Der Aufsatz ist in Sütterlin-Schrift verfasst.


M. Heins 17. Januar 1918

Meine Erlebnisse am 16. und 17. Januar 1918.
Am 16. Januar waren meine schönen Weihnachtsferien abgelaufen. Am Abend des 15.dssb. M. -(Anm.:des selbigen Monats)- rüstete ich und legte alles bereit; denn ich wollte schon früh mit dem Milchwagen fahren. In der Nacht vom 15. und 16. Januar hatte es wieder geschneit. Ich stand am Morgen des 16. um 10 Minuten nach 7 auf. Ich zog mich schnell an, ich trank noch eine Tasse Kaffee und aß mein Butterbrot. Es schmeckte mir aber garnicht vor Aufregung. Um 8 1/4 kam der Milchfahrmann . Vater brachte meinen Korb zum Wagen und jetzt konnte die Reise losgehen. Es schneite den ganzen Morgen. Es ließ sich sehr schlecht fahren. Wir kamen zur rechten Zeit in Sebaldsbrück an.
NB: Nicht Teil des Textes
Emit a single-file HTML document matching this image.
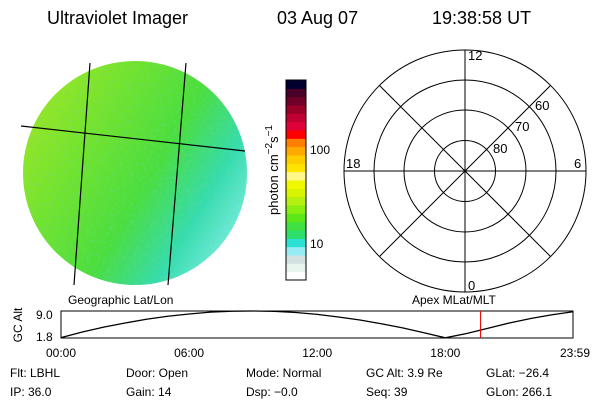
<!DOCTYPE html>
<html><head><meta charset="utf-8"><style>
body{margin:0;background:#fff;width:600px;height:400px;overflow:hidden;font-family:"Liberation Sans",sans-serif}
svg{display:block}
text{font-family:"Liberation Sans",sans-serif;fill:#000}
</style></head><body>
<svg id="c" width="600" height="400" viewBox="0 0 600 400">
<defs>
<linearGradient id="dg" x1="0" y1="0.1" x2="1" y2="0.7">
<stop offset="0" stop-color="#a8e820"/><stop offset="0.3" stop-color="#78e42a"/>
<stop offset="0.6" stop-color="#4ade3c"/><stop offset="0.82" stop-color="#34dcb0"/><stop offset="1" stop-color="#7eeee4"/>
</linearGradient>
<filter id="nz"><feTurbulence type="fractalNoise" baseFrequency="0.3" numOctaves="2" seed="3"/>
<feColorMatrix values="0 0 0 0 0.15 0 0 0 0 0.7 0 0 0 0 0.3 1.8 0 0 0 -0.8"/></filter>
<clipPath id="dc"><circle cx="135" cy="173" r="112"/></clipPath>
</defs>
<text x="47" y="24" font-size="18">Ultraviolet Imager</text>
<text x="277" y="24" font-size="18">03 Aug 07</text>
<text x="432" y="24" font-size="18">19:38:58 UT</text>

<g clip-path="url(#dc)">
<rect x="20" y="58" width="230" height="232" fill="url(#dg)"/>
<rect x="20" y="58" width="230" height="232" filter="url(#nz)" opacity="0.5"/>
</g>
<g stroke="#000" stroke-width="1.2" fill="none">
<line x1="21" y1="126" x2="245" y2="151"/>
<line x1="90" y1="63" x2="74" y2="285"/>
<line x1="186" y1="63" x2="168" y2="285"/>
</g>
<text x="68" y="304" font-size="12">Geographic Lat/Lon</text>

<g id="cbar"></g>
<text transform="translate(278,170) rotate(-90)" text-anchor="middle" font-size="13">photon cm<tspan dy="-6" font-size="10">−2</tspan><tspan dy="6">s</tspan><tspan dy="-6" font-size="10">−1</tspan></text>
<text x="310" y="154" font-size="12">100</text>
<text x="310" y="248" font-size="12">10</text>

<g stroke="#000" stroke-width="1" fill="none">
<circle cx="465" cy="171" r="121"/><circle cx="465" cy="171" r="91"/>
<circle cx="465" cy="171" r="61"/><circle cx="465" cy="171" r="30.5"/>
<line x1="344" y1="171" x2="586" y2="171"/><line x1="465" y1="50" x2="465" y2="292"/>
<line x1="379.4" y1="85.4" x2="550.6" y2="256.6"/><line x1="550.6" y1="85.4" x2="379.4" y2="256.6"/>
</g>
<g font-size="13">
<text x="468" y="60">12</text><text x="468" y="290">0</text>
<text x="346" y="168">18</text><text x="574" y="168">6</text>
<text x="535" y="110">60</text><text x="515" y="131">70</text><text x="493" y="153">80</text>
</g>
<text x="412" y="304" font-size="12">Apex  MLat/MLT</text>

<rect x="61" y="311" width="512" height="27" fill="none" stroke="#000"/>
<text transform="translate(22,325) rotate(-90)" text-anchor="middle" font-size="12">GC Alt</text>
<text x="36" y="319" font-size="12">9.0</text>
<text x="36" y="341" font-size="12">1.8</text>
<g id="alt"></g>
<g id="xt" font-size="12"></g>
<g font-size="12">
<text x="10" y="377">Flt: LBHL</text><text x="10" y="396">IP: 36.0</text>
<text x="126" y="377">Door: Open</text><text x="126" y="396">Gain: 14</text>
<text x="246" y="377">Mode: Normal</text><text x="246" y="396">Dsp:    −0.0</text>
<text x="366" y="377">GC Alt: 3.9 Re</text><text x="366" y="396">Seq: 39</text>
<text x="486" y="377">GLat: −26.4</text><text x="486" y="396">GLon: 266.1</text>
</g>
</svg>
<script>
const cbarColors=["#fff","#e8f4ee","#d2e2e0","#96ecf4","#2ce0d4","#2ede6a","#40e040","#5ce818","#88ee10","#b4f010","#d8f400","#f0f800","#fff888","#ffe400","#ffcc00","#ffaa00","#ff8000","#ff0000","#e0003a","#c00030","#980028","#700028","#480028","#000030"];
const altHours=[0,1,2,3,4,5,6,7,8,9,10,11,12,13,14,15,16,17,18,19,20,21,22,23,23.98];
const altValues=[1.9,3.4,4.7,5.8,6.8,7.6,8.2,8.7,8.95,9.0,8.9,8.6,8.1,7.4,6.6,5.6,4.5,3.2,1.85,3.0,4.4,5.8,7.0,8.0,8.8];
const nowHour=19.65;
const tickLabels=["00:00","06:00","12:00","18:00","23:59"];
const tickHours=[0,6,12,18,23.98];
const NS="http://www.w3.org/2000/svg";
const cb=document.getElementById('cbar');
const bh=200/cbarColors.length;
cbarColors.forEach((c,i)=>{const r=document.createElementNS(NS,'rect');


r.setAttribute('x',286);r.setAttribute('y',280-(i+1)*bh);r.setAttribute('width',20);r.setAttribute('height',bh+0.5);r.setAttribute('fill',c);cb.appendChild(r);});
const fr=document.createElementNS(NS,'rect');


fr.setAttribute('x',286);fr.setAttribute('y',80);fr.setAttribute('width',20);fr.setAttribute('height',200);fr.setAttribute('fill','none');fr.setAttribute('stroke','#000');cb.appendChild(fr);
const xs=h=>61+h/23.98*512, ys=v=>338-(v-1.8)/(9.0-1.8)*27;
const g=document.getElementById('alt');
const p=document.createElementNS(NS,'polyline');


p.setAttribute('points',altHours.map((h,i)=>xs(h)+','+ys(altValues[i])).join(' '));
p.setAttribute('fill','none');p.setAttribute('stroke','#000');p.setAttribute('stroke-width','1.3');g.appendChild(p);
const rl=document.createElementNS(NS,'line');


rl.setAttribute('x1',xs(nowHour));rl.setAttribute('x2',xs(nowHour));rl.setAttribute('y1',311);rl.setAttribute('y2',338);rl.setAttribute('stroke','#e00');g.appendChild(rl);
const xt=document.getElementById('xt');
tickLabels.forEach((t,i)=>{const e=document.createElementNS(NS,'text');


e.setAttribute('x',i==4?590:xs(tickHours[i]));e.setAttribute('y',357);e.setAttribute('text-anchor',i==4?'end':'middle');
e.textContent=t;xt.appendChild(e);});
</script>
</body></html>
Ich stieg vom Milchwagen und ging mit meinem Korb zum Bahnhof, löste mir eine Fahrkarte und ging in den Wartesaal. Der Zug lief pünktlich ein. Ich ging unter den Tunnel durch auf den Bahnsteig und stieg ein. Es war aber sehr kalt im Zuge. Es schneite noch immer unaufhörlich. Überall wurde auf den Bahnhöfen Schnee geschaufelt. Die Geleise waren vielfach verschmiert . (Wir) Ich kam bald mit noch einigen Kameraden, die sich mir auf der Reise zugesellt hatten, in Munster an. Da sagte man uns, wir könnten wieder nachause fahren, da an der Kleinbahn Betriebsstörung sei, und der Verkehr ausfalle. Wir eilten dann wieder vom Kleinbahnbahnhof zum Staatsbahnbahnhof. In zwei Stunden konnten wir wieder zurückfahren. Bald war die Zeit um und der Zug lief ein. Wir stiegen ein und fuhren wieder nach Bremen. Hier sammelten wir uns herbei bis sie alle bis auf mich abfuhren.
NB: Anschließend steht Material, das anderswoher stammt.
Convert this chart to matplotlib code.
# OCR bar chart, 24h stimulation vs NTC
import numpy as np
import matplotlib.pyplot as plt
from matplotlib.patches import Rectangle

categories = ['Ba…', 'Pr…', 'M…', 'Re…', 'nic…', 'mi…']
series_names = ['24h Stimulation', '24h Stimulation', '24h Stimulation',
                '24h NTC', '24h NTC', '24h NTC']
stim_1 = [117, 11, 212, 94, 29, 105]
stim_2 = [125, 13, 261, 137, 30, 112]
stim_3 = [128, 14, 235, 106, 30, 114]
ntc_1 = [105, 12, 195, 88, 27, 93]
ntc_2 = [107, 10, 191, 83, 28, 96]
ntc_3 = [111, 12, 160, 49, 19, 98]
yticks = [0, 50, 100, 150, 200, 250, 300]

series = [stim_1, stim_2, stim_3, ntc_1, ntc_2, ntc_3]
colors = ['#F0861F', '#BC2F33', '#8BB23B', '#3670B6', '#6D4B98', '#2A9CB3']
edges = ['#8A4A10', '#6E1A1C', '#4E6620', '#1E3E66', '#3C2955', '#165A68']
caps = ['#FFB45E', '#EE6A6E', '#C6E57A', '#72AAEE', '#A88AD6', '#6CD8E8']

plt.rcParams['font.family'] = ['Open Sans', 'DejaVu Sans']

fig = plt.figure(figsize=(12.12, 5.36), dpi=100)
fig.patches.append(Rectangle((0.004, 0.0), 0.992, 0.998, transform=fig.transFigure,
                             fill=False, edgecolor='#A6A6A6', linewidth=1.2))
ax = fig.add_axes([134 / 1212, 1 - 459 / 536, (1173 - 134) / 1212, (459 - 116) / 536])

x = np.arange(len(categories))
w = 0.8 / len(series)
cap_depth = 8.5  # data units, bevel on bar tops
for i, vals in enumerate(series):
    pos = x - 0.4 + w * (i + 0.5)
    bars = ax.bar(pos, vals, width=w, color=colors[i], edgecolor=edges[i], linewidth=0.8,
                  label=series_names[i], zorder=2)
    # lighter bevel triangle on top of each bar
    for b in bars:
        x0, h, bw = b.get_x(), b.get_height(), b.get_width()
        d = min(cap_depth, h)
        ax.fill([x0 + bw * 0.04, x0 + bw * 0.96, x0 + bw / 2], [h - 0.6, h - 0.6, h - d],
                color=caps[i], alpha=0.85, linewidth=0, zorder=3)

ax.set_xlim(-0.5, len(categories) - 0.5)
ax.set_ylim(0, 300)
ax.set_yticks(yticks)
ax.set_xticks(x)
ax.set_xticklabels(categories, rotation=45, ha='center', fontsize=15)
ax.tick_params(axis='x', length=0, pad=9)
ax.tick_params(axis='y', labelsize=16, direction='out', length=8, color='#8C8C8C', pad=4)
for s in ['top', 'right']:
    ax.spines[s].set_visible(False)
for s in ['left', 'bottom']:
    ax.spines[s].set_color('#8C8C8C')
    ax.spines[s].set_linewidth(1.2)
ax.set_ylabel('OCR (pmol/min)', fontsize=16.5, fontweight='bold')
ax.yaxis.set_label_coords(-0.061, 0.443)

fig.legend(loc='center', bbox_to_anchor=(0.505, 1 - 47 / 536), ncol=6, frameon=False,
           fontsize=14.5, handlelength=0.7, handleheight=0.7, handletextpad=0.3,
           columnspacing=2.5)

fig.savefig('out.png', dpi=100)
Ich ging zu meinem Onkel und schlief dort . Am anderen Morgen ging ich um 2 Uhr fort und fuhr mit der Straßenbahn nach Sebaldsbrück. Hier begegnete ich wieder dem Milchwagen , nur nach Henstedt zur Molkerei: Als wir dort abgefertigt waren, fuhren wir nach Hause. Meine Eltern (sahen) waren ganz erstaunt, daß ich schon wieder da war.